WHAT YOU WILL DO:
Quote every line below exactly and skip any picture.

RECORD SET:
·····

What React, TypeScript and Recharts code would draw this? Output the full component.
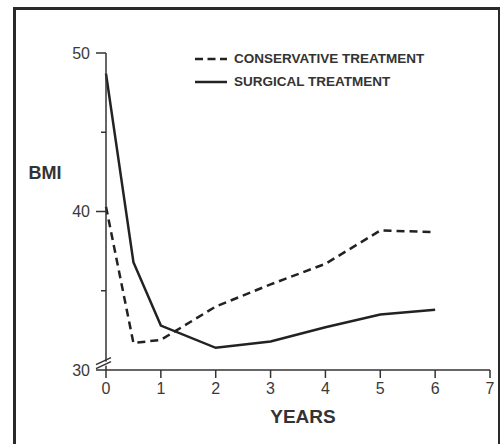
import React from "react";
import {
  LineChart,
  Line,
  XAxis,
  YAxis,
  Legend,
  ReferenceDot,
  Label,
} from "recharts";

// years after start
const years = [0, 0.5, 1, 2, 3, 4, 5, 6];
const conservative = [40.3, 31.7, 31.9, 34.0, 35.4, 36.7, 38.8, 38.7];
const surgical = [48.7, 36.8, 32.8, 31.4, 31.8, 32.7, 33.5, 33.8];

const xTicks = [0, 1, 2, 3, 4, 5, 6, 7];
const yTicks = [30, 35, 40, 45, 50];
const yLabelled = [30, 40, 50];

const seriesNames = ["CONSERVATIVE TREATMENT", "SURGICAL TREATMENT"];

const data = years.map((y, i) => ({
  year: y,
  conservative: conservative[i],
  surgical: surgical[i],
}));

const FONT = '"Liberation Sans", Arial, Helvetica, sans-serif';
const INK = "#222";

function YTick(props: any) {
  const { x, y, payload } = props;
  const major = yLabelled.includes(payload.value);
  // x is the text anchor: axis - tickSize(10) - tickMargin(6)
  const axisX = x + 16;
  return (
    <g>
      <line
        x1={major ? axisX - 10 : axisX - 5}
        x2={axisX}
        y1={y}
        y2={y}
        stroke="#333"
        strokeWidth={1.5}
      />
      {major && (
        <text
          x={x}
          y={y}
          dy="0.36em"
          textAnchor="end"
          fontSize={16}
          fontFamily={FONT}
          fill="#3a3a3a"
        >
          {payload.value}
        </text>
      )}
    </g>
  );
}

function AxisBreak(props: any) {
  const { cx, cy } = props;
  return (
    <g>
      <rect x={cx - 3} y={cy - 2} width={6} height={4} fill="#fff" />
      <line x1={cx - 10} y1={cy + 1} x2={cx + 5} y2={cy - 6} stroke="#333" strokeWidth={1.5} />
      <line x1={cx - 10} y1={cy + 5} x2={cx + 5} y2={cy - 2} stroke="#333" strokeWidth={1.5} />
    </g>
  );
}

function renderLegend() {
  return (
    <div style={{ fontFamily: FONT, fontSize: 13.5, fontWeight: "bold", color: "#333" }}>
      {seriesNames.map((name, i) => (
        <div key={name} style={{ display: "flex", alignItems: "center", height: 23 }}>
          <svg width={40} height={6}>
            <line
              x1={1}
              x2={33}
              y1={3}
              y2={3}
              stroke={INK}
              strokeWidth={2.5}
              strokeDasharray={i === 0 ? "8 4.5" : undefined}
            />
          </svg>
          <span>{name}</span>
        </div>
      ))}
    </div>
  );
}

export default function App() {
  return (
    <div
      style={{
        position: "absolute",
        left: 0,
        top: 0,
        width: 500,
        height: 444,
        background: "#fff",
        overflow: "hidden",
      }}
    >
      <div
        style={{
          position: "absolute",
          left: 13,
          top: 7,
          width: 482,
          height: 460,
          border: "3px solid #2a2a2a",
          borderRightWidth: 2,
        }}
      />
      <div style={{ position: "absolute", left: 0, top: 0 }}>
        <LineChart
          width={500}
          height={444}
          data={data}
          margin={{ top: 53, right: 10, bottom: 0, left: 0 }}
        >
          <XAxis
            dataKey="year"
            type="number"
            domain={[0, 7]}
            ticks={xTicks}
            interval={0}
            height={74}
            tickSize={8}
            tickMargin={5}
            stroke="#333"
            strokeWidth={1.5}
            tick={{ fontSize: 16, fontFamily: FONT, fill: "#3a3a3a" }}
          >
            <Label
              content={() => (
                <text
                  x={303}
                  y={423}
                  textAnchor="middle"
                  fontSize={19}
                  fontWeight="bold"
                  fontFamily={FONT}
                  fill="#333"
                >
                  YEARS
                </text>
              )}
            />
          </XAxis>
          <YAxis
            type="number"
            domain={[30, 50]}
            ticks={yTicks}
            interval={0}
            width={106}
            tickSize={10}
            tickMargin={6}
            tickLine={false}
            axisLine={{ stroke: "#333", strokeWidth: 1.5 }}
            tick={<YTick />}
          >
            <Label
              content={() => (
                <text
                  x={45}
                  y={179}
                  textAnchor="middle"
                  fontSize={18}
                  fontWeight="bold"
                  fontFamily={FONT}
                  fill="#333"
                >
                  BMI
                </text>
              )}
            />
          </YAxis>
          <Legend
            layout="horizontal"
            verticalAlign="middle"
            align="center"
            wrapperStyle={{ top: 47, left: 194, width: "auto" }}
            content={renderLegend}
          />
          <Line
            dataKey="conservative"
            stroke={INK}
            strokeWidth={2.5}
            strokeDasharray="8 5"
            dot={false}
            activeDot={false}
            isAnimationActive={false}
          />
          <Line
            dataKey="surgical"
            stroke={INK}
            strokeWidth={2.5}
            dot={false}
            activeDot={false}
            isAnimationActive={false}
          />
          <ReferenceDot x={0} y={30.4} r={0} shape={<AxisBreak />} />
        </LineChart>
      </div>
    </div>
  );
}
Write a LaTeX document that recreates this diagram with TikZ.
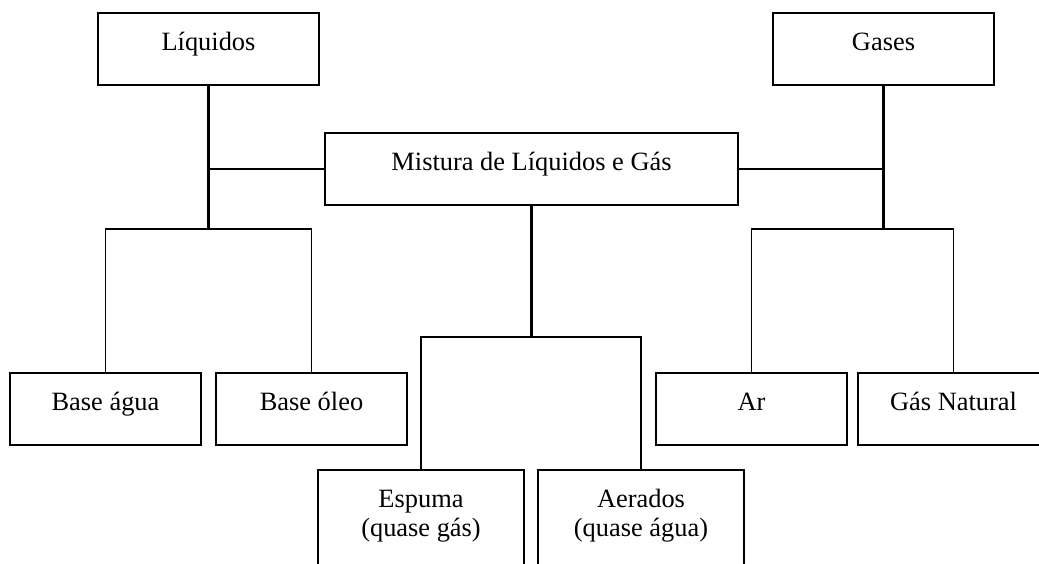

·····

EXERCISE OUTPUT:
What React, TypeScript and Recharts code would draw this? Output the full component.
import React from "react";
import {
  LineChart,
  Line,
  XAxis,
  YAxis,
  Legend,
  ReferenceDot,
  Label,
} from "recharts";

// years after start
const years = [0, 0.5, 1, 2, 3, 4, 5, 6];
const conservative = [40.3, 31.7, 31.9, 34.0, 35.4, 36.7, 38.8, 38.7];
const surgical = [48.7, 36.8, 32.8, 31.4, 31.8, 32.7, 33.5, 33.8];

const xTicks = [0, 1, 2, 3, 4, 5, 6, 7];
const yTicks = [30, 35, 40, 45, 50];
const yLabelled = [30, 40, 50];

const seriesNames = ["CONSERVATIVE TREATMENT", "SURGICAL TREATMENT"];

const data = years.map((y, i) => ({
  year: y,
  conservative: conservative[i],
  surgical: surgical[i],
}));

const FONT = '"Liberation Sans", Arial, Helvetica, sans-serif';
const INK = "#222";

function YTick(props: any) {
  const { x, y, payload } = props;
  const major = yLabelled.includes(payload.value);
  // x is the text anchor: axis - tickSize(10) - tickMargin(6)
  const axisX = x + 16;
  return (
    <g>
      <line
        x1={major ? axisX - 10 : axisX - 5}
        x2={axisX}
        y1={y}
        y2={y}
        stroke="#333"
        strokeWidth={1.5}
      />
      {major && (
        <text
          x={x}
          y={y}
          dy="0.36em"
          textAnchor="end"
          fontSize={16}
          fontFamily={FONT}
          fill="#3a3a3a"
        >
          {payload.value}
        </text>
      )}
    </g>
  );
}

function AxisBreak(props: any) {
  const { cx, cy } = props;
  return (
    <g>
      <rect x={cx - 3} y={cy - 2} width={6} height={4} fill="#fff" />
      <line x1={cx - 10} y1={cy + 1} x2={cx + 5} y2={cy - 6} stroke="#333" strokeWidth={1.5} />
      <line x1={cx - 10} y1={cy + 5} x2={cx + 5} y2={cy - 2} stroke="#333" strokeWidth={1.5} />
    </g>
  );
}

function renderLegend() {
  return (
    <div style={{ fontFamily: FONT, fontSize: 13.5, fontWeight: "bold", color: "#333" }}>
      {seriesNames.map((name, i) => (
        <div key={name} style={{ display: "flex", alignItems: "center", height: 23 }}>
          <svg width={40} height={6}>
            <line
              x1={1}
              x2={33}
              y1={3}
              y2={3}
              stroke={INK}
              strokeWidth={2.5}
              strokeDasharray={i === 0 ? "8 4.5" : undefined}
            />
          </svg>
          <span>{name}</span>
        </div>
      ))}
    </div>
  );
}

export default function App() {
  return (
    <div
      style={{
        position: "absolute",
        left: 0,
        top: 0,
        width: 500,
        height: 444,
        background: "#fff",
        overflow: "hidden",
      }}
    >
      <div
        style={{
          position: "absolute",
          left: 13,
          top: 7,
          width: 482,
          height: 460,
          border: "3px solid #2a2a2a",
          borderRightWidth: 2,
        }}
      />
      <div style={{ position: "absolute", left: 0, top: 0 }}>
        <LineChart
          width={500}
          height={444}
          data={data}
          margin={{ top: 53, right: 10, bottom: 0, left: 0 }}
        >
          <XAxis
            dataKey="year"
            type="number"
            domain={[0, 7]}
            ticks={xTicks}
            interval={0}
            height={74}
            tickSize={8}
            tickMargin={5}
            stroke="#333"
            strokeWidth={1.5}
            tick={{ fontSize: 16, fontFamily: FONT, fill: "#3a3a3a" }}
          >
            <Label
              content={() => (
                <text
                  x={303}
                  y={423}
                  textAnchor="middle"
                  fontSize={19}
                  fontWeight="bold"
                  fontFamily={FONT}
                  fill="#333"
                >
                  YEARS
                </text>
              )}
            />
          </XAxis>
          <YAxis
            type="number"
            domain={[30, 50]}
            ticks={yTicks}
            interval={0}
            width={106}
            tickSize={10}
            tickMargin={6}
            tickLine={false}
            axisLine={{ stroke: "#333", strokeWidth: 1.5 }}
            tick={<YTick />}
          >
            <Label
              content={() => (
                <text
                  x={45}
                  y={179}
                  textAnchor="middle"
                  fontSize={18}
                  fontWeight="bold"
                  fontFamily={FONT}
                  fill="#333"
                >
                  BMI
                </text>
              )}
            />
          </YAxis>
          <Legend
            layout="horizontal"
            verticalAlign="middle"
            align="center"
            wrapperStyle={{ top: 47, left: 194, width: "auto" }}
            content={renderLegend}
          />
          <Line
            dataKey="conservative"
            stroke={INK}
            strokeWidth={2.5}
            strokeDasharray="8 5"
            dot={false}
            activeDot={false}
            isAnimationActive={false}
          />
          <Line
            dataKey="surgical"
            stroke={INK}
            strokeWidth={2.5}
            dot={false}
            activeDot={false}
            isAnimationActive={false}
          />
          <ReferenceDot x={0} y={30.4} r={0} shape={<AxisBreak />} />
        </LineChart>
      </div>
    </div>
  );
}
Write a LaTeX document that recreates this diagram with TikZ.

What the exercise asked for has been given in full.